5 Essential Tips for a Successful Capital Campaign
As the Executive Director, I am responsible for overseeing a multi-million dollar capital campaign at our church. We are building an education wing at our Crossfire Contemporary Worship site and adding an elevator to our Downtown Traditional Worship site. Throughout this process, I have learned five key lessons about capital campaigns that I want to share with you today.
1. From day one, prayer teams are essential.
God’s guiding hand showed up in many places through our discernment process, and I believe that this was a result of the faithful prayers of so many in our congregation. I truly feel that God has lead us thus far. When we intentionally seek God’s guidance, we can’t argue the results. Prayer helped us understand we didn’t have to accomplish this project ourselves. Instead, we needed to rely on God as we took each step. If we hadn’t stepped out in faith we would still be sitting around the tables talking about a good time to launch. Seeking God allowed us to know when and how to move forward. As Mark 19:26 says, “With man this is impossible, with God all things are possible.” We prayed, talked, strategized, and prayed some more. We were listening for God’s voice.
2. Make sure you have a genuine need for your project, a true vision, and congregational buy-in.
Trust is an essential component of the process. Church leadership must steward funds from the congregation with great care, give regular reports, and maintain momentum. The Senior Pastor of your congregation has to be able to communicate the need of the project to the congregation effectively. Have you considered other options? Why is this the best path forward? How do you see this project theologically? The vision must be bigger than a building. The building is just a tool to accomplish something else. What is that and why do you need to do it now? If the project is a want (not a need) God may not bless the desire. We examined and re-examined our project, narrowing it down from what we WANTED to what we NEEDED. We WANTED a new worship facility for our contemporary service. We NEEDED classroom space for our contemporary service site. We NEEDED an elevator at our downtown location for accessibility.
3. Find the right people.
Surround yourself with experienced and knowledgeable people. I intentionally seek out individuals who can complement my gifts and weaknesses. Who in your congregation has experience with finances, architecture, and construction? A capital campaign requires experts in the field. I was thankful to have people to call on! Outside of our leadership team, we employed more than 200 volunteers in the project. This group fostered buy-in from our congregation and led us towards success.
4. Hire the right companies.
The right consulting group, architectural firm, and general contractor is essential. Take the time to find the team that understands “church work” and will walk through each step with patience. Interview numerous firms. Find someone you can trust to complete the task from start to finish. Choose these companies not only for their individual excellence but also find organizations that will work well together. When teams collaborate, synergy results.

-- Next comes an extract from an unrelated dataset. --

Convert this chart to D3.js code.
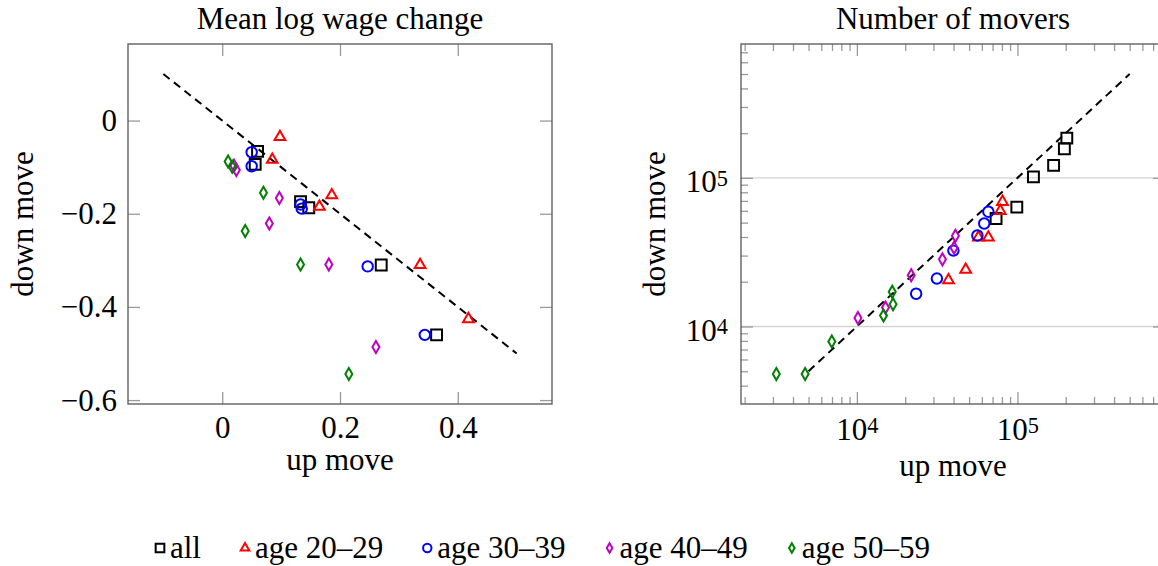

Although one consulting company stood beside us for a long period of discernment, our leadership felt it important to interview multiple firms. We interviewed these firms just as we would hire a new employee. We found three companies that might be a good match, brought together a team of laity, and interviewed each company to determine the best fit for our organization. This process took longer, but it paid off. Each company had its own strengths, but we were clear about what we wanted in a company– a Christ centered organization and a Christ centered program.
5. Focus on the details.
Strategically plan each step of the project from A – Z. There is no substitute for careful planning. What are the steps we will follow? Evaluate each step along the way. What is coming next? How could we have done that better? Do we need to make adjustments going forward?